15. Kith – Add a preference box

Kith‘s popup example below is short and sweet. It reads:

Join our list.

Sign up to receive updates on the latest products as well as exclusive early access through the Kith Loyalty Program.

Then you can check off men’s, women, and/or kids and enter your email.

popup example by kith

Why it works

  • Personalization. Again, we’re seeing another popup that is collecting information so as to personalize the experience. This is a great way to gather first-party data!
  • Simplicity. No bells or whistles. Just a plain and simple “Join our list” with two sentences on what that means. This is consistent with the simple black and white branding.

What I might change

  • Similar to the Tiny Organics popup example, I’d add some clarifying copy so that the “continue” button doesn’t open up uncertainty.

16. Allbirds—run a giveaway

The Allbirds popup example below reads Win the Ultimate Trip.

A trip for 2 to New Zealand, the source of our Super Natural wool. Sign up to stay connected and a chance to win.

popup example by allbirds

Why it works

  • No excess hype. Yes, you can use popups to announce exciting offers with exclamation points, but you can also get visitors excited with the opposite approach. Allbirds brand style is not flashy or loud, so a bold-faced “Win the Ultimate Trip.” with a period at the end does the trick.
  • Lead gen. Using a pop-up to host a giveaway? Good idea! Plus, the destination being the source of their Super Natural wool makes it relevant.

What I might change

  • I might potentially use a more stimulating visual of New Zealand.
  • While it’s important to include terms and conditions, there are opportunities to remove unnecessary copy in this popup to make it a bit cleaner and more inviting.

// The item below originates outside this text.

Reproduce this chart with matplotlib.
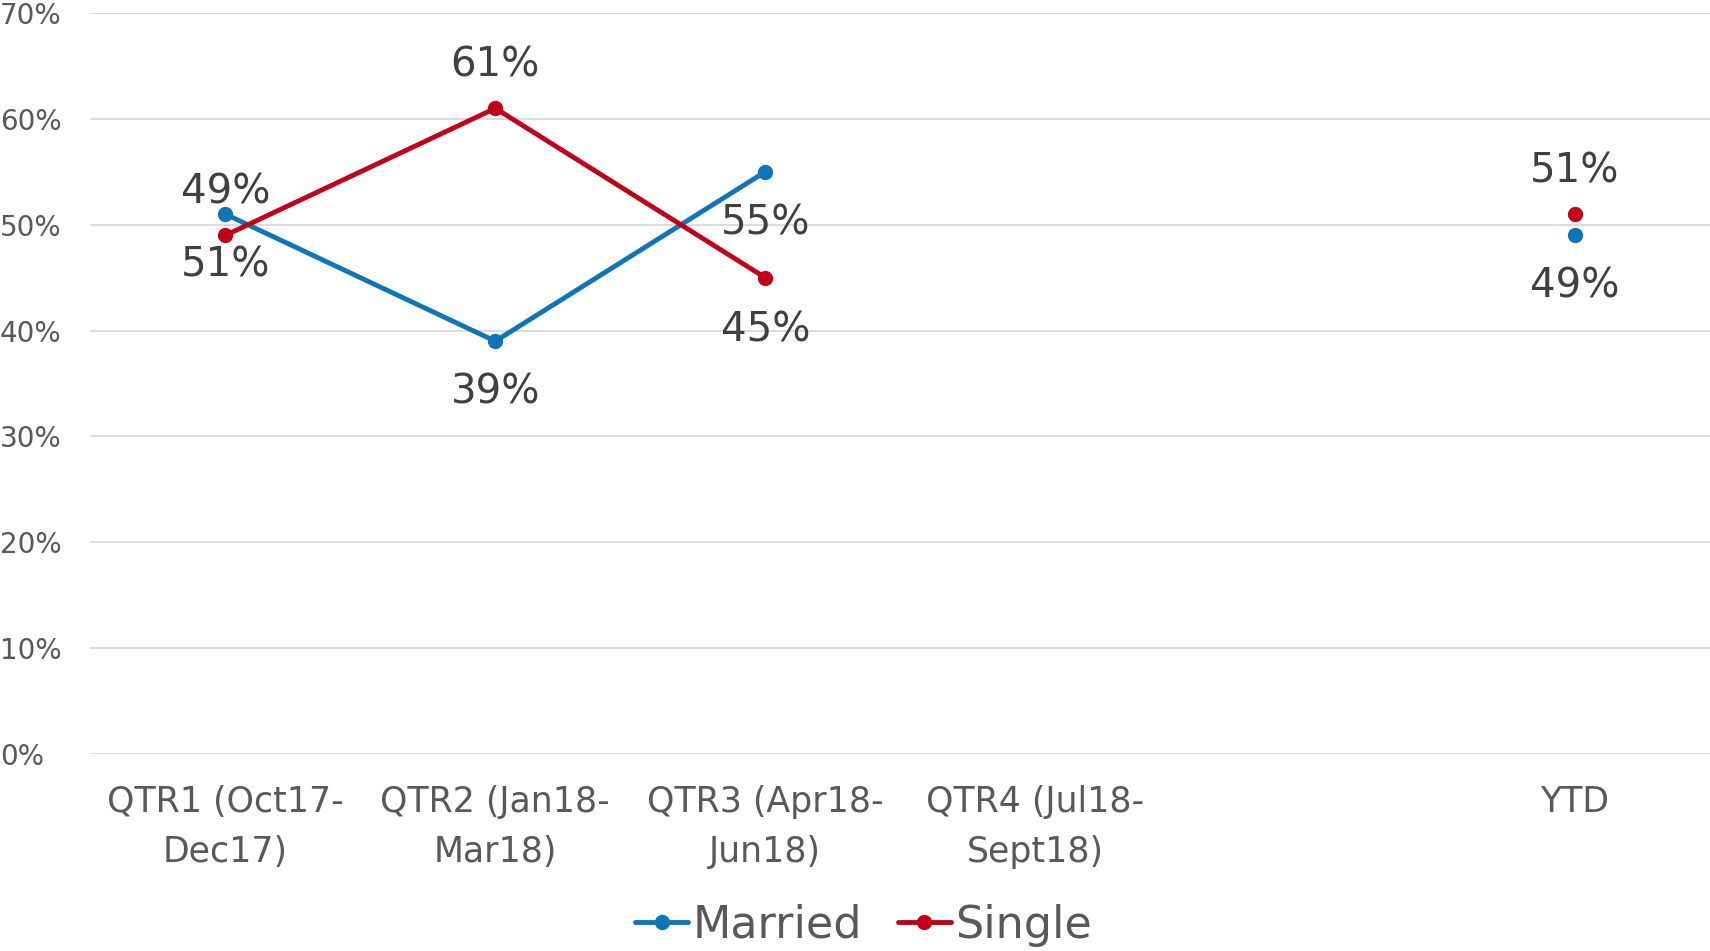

Use these popup examples to start your own campaign

Like I said at the start, popups work! It’s easy to get overwhelmed with all of the options available and approaches you can take, but the best thing you can do is just start. Get one or two campaigns up, collect some insights, and let those insights inform your next steps. And now you have plenty of concepts to use as ideas for your initial implementation or for determining new tests to run. Good luck!